An employer who does not allow private use of a car should notify the Road Administration, and they will make a note on the traffic register, which will become public information. The initial plans for special markings (stickers, distinct colours for licence plates) have been scrapped. The Finance Ministry puts the onus on employers to ensure that cars meant for business use only are not used for non-business purposes. The Tax and Customs Board is to issue guidelines with recommendations. Any car without a note on the traffic register is considered to be in mixed use.
Mixed use of vans
For vans in mixed use (category N1) the proposals offer an option to use the same kW based calculation for measuring the taxable base of a fringe benefit. If this option is taken, the same taxable base will apply for VAT purposes, i.e. the taxable base of a fringe benefit includes VAT.
Changes to the VAT Act
There are also proposals for amending the VAT Act. A special provision is made for measuring the taxable base for private use of N1 category vans with a mass of up to 3,500 kg (e.g. a Volkswagen Amarok with a carriage body) and for certain specific cars (taxis and cars used by driving schools). It is currently possible to fully recover input VAT on the purchase or use of such vehicles, with private use taxed through the self-supply rules as an exception. Going forward, the taxable base (containing VAT) will be the kW based cost of private use, rather than the cost of a private ride. For vans this principle applies only if the company has voluntarily opted to use the kW based calculation for measuring the taxable base of a fringe benefit. For example, a 132 kW mixed-use van would attract a monthly VAT charge of €43.12 (132 x 1.96 / 1.20 x 0.20).
The guarantee obligation
Implementing the so-called guarantee obligation can be considered an important change. According to the proposals a VAT-registered trader that has fully recovered input VAT on costs related to the purchase or use of a car should ensure that it is used for business purposes only. An annotation to the proposals explains that it is up to the company to decide how this obligation is carried out since a logbook and an electronic GPS record are both acceptable. Guidelines from the Tax and Customs Board are expected.

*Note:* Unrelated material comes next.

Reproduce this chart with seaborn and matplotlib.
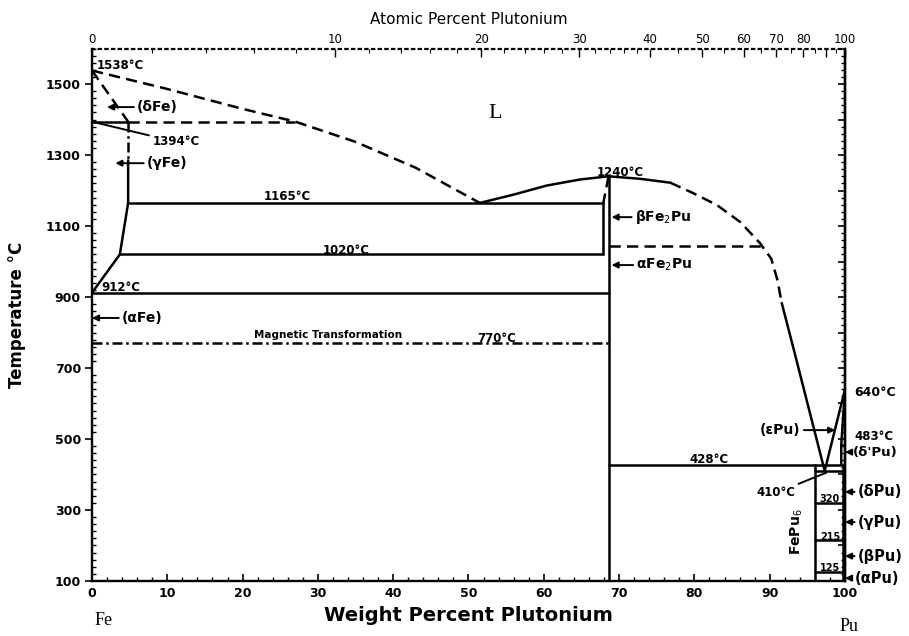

Non-compliance with the 2-year rule to become more costly
The rules for adjusting input VAT will become more stringent where the originally intended use of a car that allowed a full VAT deduction changes from business to private within two years. According to the proposals, the limitation on input VAT deduction will apply retroactively from the beginning of the 2-year period, meaning that 50% of the initially recovered input VAT must be paid back to the government. The current rules provide for a proportional calculation in measuring the amount to be paid back over a 24-month period, which is more beneficial to the taxpayer. The Finance Ministry expects that in addition to the amount of VAT that must be paid back, an obligation to pay interest on arrears will arise, making taxpayers hardly interested in voluntary adjustment in that case.